Session 2

Jo Hsiao

Date
2019/10/11 14:50-15:20
Venue
TFAM’s auditorium

Reflections on Contemporary Curation

When we speak of “curating,” we must go back to the final decade of the previous century, when the academic institutions of Europe and North America established a variety of academic programs on curation. These programs systematically studied the history of contemporary art curation, building a discourse that placed curating within the context of knowledge production and establishing a new model for the production of exhibitions. At the same time, a new fashion for biennials and triennials rose up around the world. Many emerging economies, countries outside Europe and North America, were eager to demonstrate their national and economic power through large-scale exhibitions. Each sought to recruit the next “major curator,” and this collective quest converged at an ever-quickening pace with the force of a tide or even an ocean, eventually exalting the role of curator to a position of power. During this same era, Taiwan was establishing a much wider diversity of museums, and public art museums became petri dishes for Taiwanese “curators”. Moreover, these institutions lavished immense funds on recruiting international curators, who introduced cutting-edge international experiences. The Taipei Biennial, hosted by Taipei Fine Arts Museum, is an excellent example, inviting an internationally renowned curator once every two years since 1998.
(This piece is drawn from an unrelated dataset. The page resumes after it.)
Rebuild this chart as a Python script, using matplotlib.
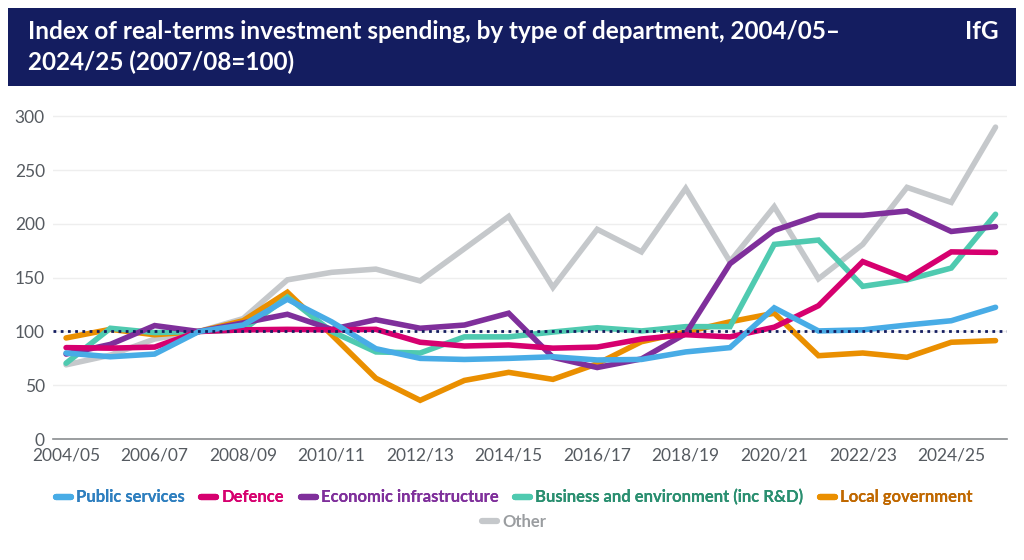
import matplotlib
matplotlib.use('Agg')
import matplotlib.pyplot as plt
from matplotlib.lines import Line2D
from matplotlib.patches import Rectangle

plt.rcParams['font.family'] = ['Lato', 'DejaVu Sans']

years = ['2004/05', '2005/06', '2006/07', '2007/08', '2008/09', '2009/10', '2010/11',
         '2011/12', '2012/13', '2013/14', '2014/15', '2015/16', '2016/17', '2017/18',
         '2018/19', '2019/20', '2020/21', '2021/22', '2022/23', '2023/24', '2024/25',
         '2025/26']

public_services = [80, 76.5, 79, 100, 106, 130, 109, 84, 75, 74, 75, 76.5, 73.5, 74,
                   81, 85, 122, 100.5, 101.5, 106, 110, 122.5]
defence = [85, 84.5, 85.5, 100, 101.5, 102, 101.5, 102, 90, 86.5, 87.5, 84.5, 85.5, 93,
           97, 95, 104, 124, 165, 149, 174, 173.5]
economic_infra = [79, 88, 105.5, 100, 108, 116, 102, 111, 103, 106, 117, 76, 66.5, 74.5,
                  98, 163, 194, 208, 208, 212, 193, 197.5]
business_env = [70.5, 103, 99, 100, 101.5, 132, 100, 81, 80, 95, 95, 99.5, 103.5, 100.5,
                104.5, 104.5, 181, 185, 142, 148, 159, 209]
local_gov = [94, 102, 97, 100, 110, 136.5, 97, 56.5, 36, 54.5, 62, 55.5, 70, 90.5, 99.5,
             109, 117, 77.5, 80, 76, 90, 91.5]
other = [69, 78, 93, 100, 112, 148, 155, 158, 147, 177, 207, 141, 195, 174, 233, 165,
         216, 149, 181, 234, 220, 290]

series = [
    ('Public services', public_services, '#48ace6', '#2e7fbf'),
    ('Defence', defence, '#d6006f', '#d6006f'),
    ('Economic infrastructure', economic_infra, '#7f2f9b', '#7f2f9b'),
    ('Business and environment (inc R&D)', business_env, '#4fcab0', '#2a8f70'),
    ('Local government', local_gov, '#ea8f00', '#c06800'),
    ('Other', other, '#c5c8cb', '#9a9da0'),
]

navy = '#141d60'
tick_grey = '#555a60'

fig = plt.figure(figsize=(10.24, 5.6), dpi=100)
fig.patch.set_facecolor('white')

# header bar
fig.patches.append(Rectangle((0.008, 0.846), 0.984, 0.140, transform=fig.transFigure,
                             facecolor=navy, edgecolor='none', zorder=0))
fig.text(0.027, 0.943, 'Index of real-terms investment spending, by type of department, 2004/05–',
         color='white', fontsize=17.5, fontweight='bold', va='center', ha='left')
fig.text(0.027, 0.889, '2024/25 (2007/08=100)',
         color='white', fontsize=17.5, fontweight='bold', va='center', ha='left')
fig.text(0.975, 0.943, 'IfG', color='white', fontsize=17.5, fontweight='bold',
         va='center', ha='right')

ax = fig.add_axes([0.052, 0.216, 0.931, 0.58])
x = list(range(len(years)))

for name, vals, col, tcol in series[::-1]:
    ax.plot(x, vals, color=col, lw=4, solid_joinstyle='miter', solid_capstyle='round',
            zorder=3)

ax.axhline(100, color=navy, lw=2, ls=(0, (1, 1.6)), zorder=4)

ax.set_xlim(-0.29, 21.25)
ax.set_ylim(0, 302)
ax.set_yticks(range(0, 301, 50))
ax.set_xticks(x[::2])
ax.set_xticklabels(years[::2])
ax.grid(axis='y', color='#eeeeee', lw=1)
ax.set_axisbelow(True)
for s in ['top', 'right', 'left']:
    ax.spines[s].set_visible(False)
ax.spines['bottom'].set_color('#8a8d90')
ax.spines['bottom'].set_linewidth(1.2)
ax.tick_params(axis='both', length=0, labelsize=12.5, colors=tick_grey)
ax.tick_params(axis='x', pad=6)
ax.tick_params(axis='y', pad=6)
for t in ax.get_yticklabels():
    t.set_va('center_baseline')

def make_handles(items):
    hs = [Line2D([0], [0], color=c, lw=4.5, solid_capstyle='round') for _, _, c, _ in items]
    return hs

row1 = series[:5]
leg1 = fig.legend(make_handles(row1), [s[0] for s in row1], loc='center',
                  bbox_to_anchor=(0.502, 0.112), ncol=5, frameon=False, handlelength=0.9,
                  handletextpad=0.3, columnspacing=1.0, prop={'weight': 'bold', 'size': 12})
for t, s in zip(leg1.get_texts(), row1):
    t.set_color(s[3])
row2 = series[5:]
leg2 = fig.legend(make_handles(row2), [s[0] for s in row2], loc='center',
                  bbox_to_anchor=(0.502, 0.068), ncol=1, frameon=False, handlelength=0.9,
                  handletextpad=0.3, prop={'weight': 'bold', 'size': 12})
for t, s in zip(leg2.get_texts(), row2):
    t.set_color(s[3])
fig.add_artist(leg1)

fig.savefig('out.png', dpi=100)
Interestingly, of late “curating” – this model of exhibition production extoled by the art world – has suddenly and as if by magic spread across the four corners of the earth. Whether for art exhibitions, film festivals, art festivals, or a host of different commercial expos, be it themed or unthemed, for intellectual ends or entertainment’s sake, curating has actually become an act of self-definition. Amidst this clamor of voices, curating has become a prominent subject in academia. Many students at art academies and schools of design express the desire to become curators. As curating has risen to a new height in Taiwan, can we still discuss it by using its old definitions? More precisely, curating, in essence, is a form of knowledge or a skill that highlights a relationship of either confrontation or accommodation between curation and politics. At some level, we must acknowledge that exhibitions curated as forms of knowledge production are objects of the art world. Yet, we live in an era where the art world and the non-art world coexist. It is well understood that a moving, interesting exhibition plan is one whose motivation lies outside the realm of knowledge production.
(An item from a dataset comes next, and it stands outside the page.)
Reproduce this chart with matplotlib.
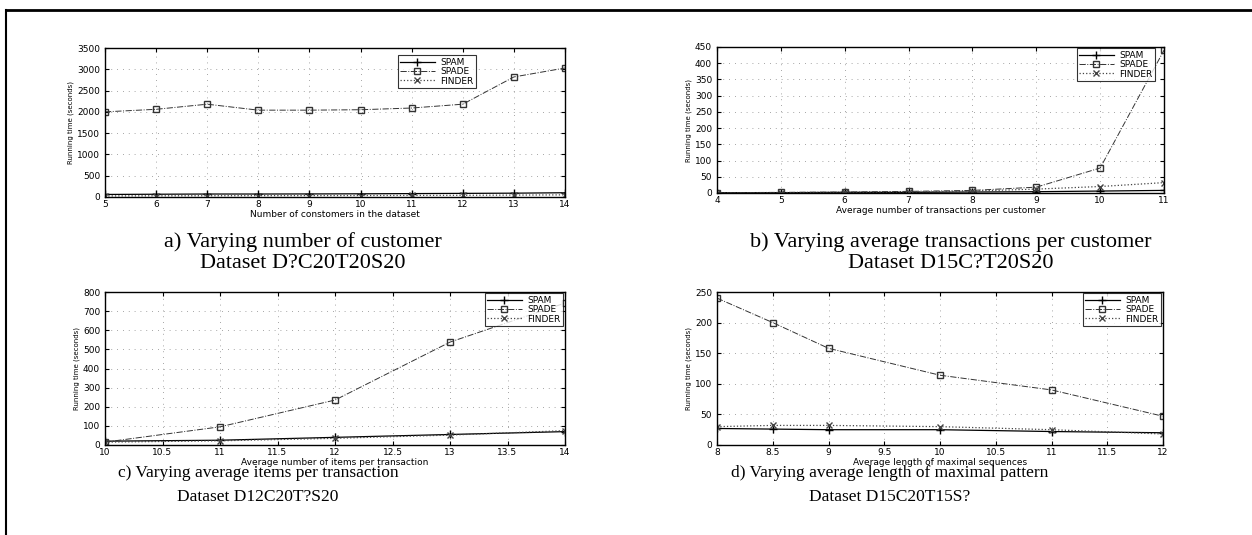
import matplotlib
matplotlib.use("Agg")
import matplotlib.pyplot as plt
from matplotlib.lines import Line2D
from matplotlib.ticker import FormatStrFormatter

# ---- data ----
a_x = [5, 6, 7, 8, 9, 10, 11, 12, 13, 14]
a_spam = [60, 65, 70, 70, 72, 75, 80, 85, 90, 100]
a_spade = [2000, 2060, 2180, 2040, 2040, 2050, 2090, 2180, 2820, 3030]
a_finder = [25, 28, 30, 32, 33, 35, 38, 40, 45, 50]

b_x = [4, 5, 6, 7, 8, 9, 10, 11]
b_spam = [1, 1, 2, 2, 3, 4, 6, 8]
b_spade = [1, 2, 3, 5, 8, 18, 77, 440]
b_finder = [1, 1, 2, 3, 6, 12, 20, 32]

c_x = [10, 11, 12, 13, 14]
c_spam = [20, 25, 40, 55, 70]
c_spade = [15, 95, 235, 538, 742]
c_finder = [15, 22, 35, 52, 75]

d_x = [8, 8.5, 9, 10, 11, 12]
d_spam = [27, 26, 25, 25, 22, 20]
d_spade = [240, 200, 158, 114, 90, 47]
d_finder = [30, 32, 32, 30, 25, 18]

series_names = ["SPAM", "SPADE", "FINDER"]

a_title = ["a) Varying number of customer", "Dataset D?C20T20S20"]
b_title = ["b) Varying average transactions per customer", "Dataset D15C?T20S20"]
c_title = ["c) Varying average items per transaction", "Dataset D12C20T?S20"]
d_title = ["d) Varying average length of maximal pattern", "Dataset D15C20T15S?"]

a_xlabel = "Number of constomers in the dataset"
b_xlabel = "Average number of transactions per customer"
c_xlabel = "Average number of items per transaction"
d_xlabel = "Average length of maximal sequences"
ylabel = "Running time (seconds)"

# ---- figure ----
fig = plt.figure(figsize=(12.52, 5.35), dpi=100)
W, H = 1252, 535

def rect(x0, y0, x1, y1):
    return [x0 / W, 1 - y1 / H, (x1 - x0) / W, (y1 - y0) / H]

styles = [
    dict(color="black", linestyle="-", marker="+", markersize=6, linewidth=0.9),
    dict(color="#333333", linestyle="-.", marker="s", markersize=4, markerfacecolor="none", linewidth=0.7),
    dict(color="#444444", linestyle=":", marker="x", markersize=4, linewidth=0.9),
]

def panel(r, x, ys, xlim, ylim, xticks, yticks, xlabel, leg_box):
    ax = fig.add_axes(r)
    for y, st, name in zip(ys, styles, series_names):
        ax.plot(x, y, label=name, **st)
    ax.set_xlim(*xlim)
    ax.set_ylim(*ylim)
    ax.set_xticks(xticks)
    ax.set_yticks(yticks)
    ax.xaxis.set_major_formatter(FormatStrFormatter("%g"))
    ax.grid(True, linestyle=(0, (1, 6)), color="#888888", linewidth=0.6)
    ax.tick_params(direction="in", top=True, right=True, labelsize=6.5, length=3)
    ax.tick_params(axis="x", pad=2.5)
    ax.tick_params(axis="y", pad=3.5)
    ax.set_xlabel(xlabel, fontsize=6.5, labelpad=0.5)
    ax.set_ylabel(ylabel, fontsize=5, labelpad=2)
    for s in ax.spines.values():
        s.set_linewidth(1.0)
    # legend box given in pixel coords (x0, y0, x1, y1)
    x0, y0, x1, y1 = leg_box
    leg = ax.legend(loc="upper right", bbox_to_anchor=(x1 / W, 1 - y0 / H),
                    bbox_transform=fig.transFigure, fontsize=6.5, frameon=True,
                    fancybox=False, edgecolor="black", handlelength=3.8,
                    borderpad=0.3, labelspacing=0.05, borderaxespad=0.0,
                    handletextpad=0.6)
    leg.get_frame().set_linewidth(0.8)
    return ax

panel(rect(105, 48, 565, 197), a_x, [a_spam, a_spade, a_finder], (5, 14), (0, 3500),
      a_x, list(range(0, 3501, 500)), a_xlabel, (377, 55, 476, 88))
panel(rect(717, 47, 1164, 193), b_x, [b_spam, b_spade, b_finder], (4, 11), (0, 450),
      b_x, list(range(0, 451, 50)), b_xlabel, (1059, 48, 1155, 82))
panel(rect(105, 292, 565, 445), c_x, [c_spam, c_spade, c_finder], (10, 14), (0, 800),
      [10, 10.5, 11, 11.5, 12, 12.5, 13, 13.5, 14], list(range(0, 801, 100)), c_xlabel,
      (455, 293, 563, 326))
panel(rect(717, 292, 1163, 445), d_x, [d_spam, d_spade, d_finder], (8, 12), (0, 250),
      [8, 8.5, 9, 9.5, 10, 10.5, 11, 11.5, 12], list(range(0, 251, 50)), d_xlabel,
      (1058, 293, 1161, 328))

def caption(cx, y1, y2, lines, fs):
    for yy, line in zip((y1, y2), lines):
        fig.text(cx / W, 1 - yy / H, line, ha="center", va="center", fontsize=fs,
                 family=["Liberation Serif", "DejaVu Serif"])

caption(303, 242, 263, a_title, 16)
caption(951, 242, 263, b_title, 16)
caption(258, 473, 497, c_title, 12.5)
caption(890, 473, 497, d_title, 12.5)

# outer frame
fig.add_artist(Line2D([6 / W, 6 / W], [1 - 10 / H, 0], transform=fig.transFigure,
                      color="black", linewidth=1.5))
fig.add_artist(Line2D([6 / W, 1], [1 - 10 / H, 1 - 10 / H], transform=fig.transFigure,
                      color="black", linewidth=2))

fig.savefig("out.png", dpi=100)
To be honest, since the word “curating” arose from the art world to be deftly employed in a wide variety of performances and events, it has become a fashionable line of work, and this perfectly reflects how effective the market dominated by consumerism always is. If any given event bandies the word “curation” – brimming as it is with the concept of creativity – anticipation about what wonderful thing is about to blossom forth like a flower fills the hearts of everyone, be they aesthetes or intellectuals, the urbane or the provincial. This makes me think of a food dish. Provençal ratatouille is a kind of stew, made with onions, bell peppers, courgettes, aubergines, squash, garlic and lots of spices. This culinary agglomeration is born out of chaos, but its different vegetables blend perfectly to arouse the taste buds with fiery desires. I imagine curating to be a lot like ratatouille: it must go through a conscious process of disorder, eschewing stability. Meaning, meaninglessness, harmony, contradiction, the knowable, the unknowable…we place disparate elements together within the same clear milieu and find the explanation of an exhibition that is most reasonable to us. Ultimately, whether the customer buys, or a debate erupts over whether it is real or phony, or it is spectacular enough to satisfy everyone’s expectations, curating itself is not the answer. Nonetheless, it attempts to take a stance and to express a perspective. And yet these objectives are not always “effective”. Actually, when we speak of curating, there is always a lot to talk about.

 

Jo HSIAO
Jo Hsiao earned a master’s degree in museum studies from the University of Leicester in England and is currently a senior curator at Taipei Fine Arts Museum. Since 2015, she has curated several mixed-form exhibitions, including Testimony of Food: Ideas and Food (2015), Alice’s Rabbit Hole: Everyday Life Comprehensible and Incomprehensible (2015), Under the Azure Sky: Life between Delight and Discomfort (2016), Arena – An Adventurous Expression of the Dual Engagement of Exhibition and Performance (2017), and Cross through the Magical Mirror, and Enter a New World! (2018).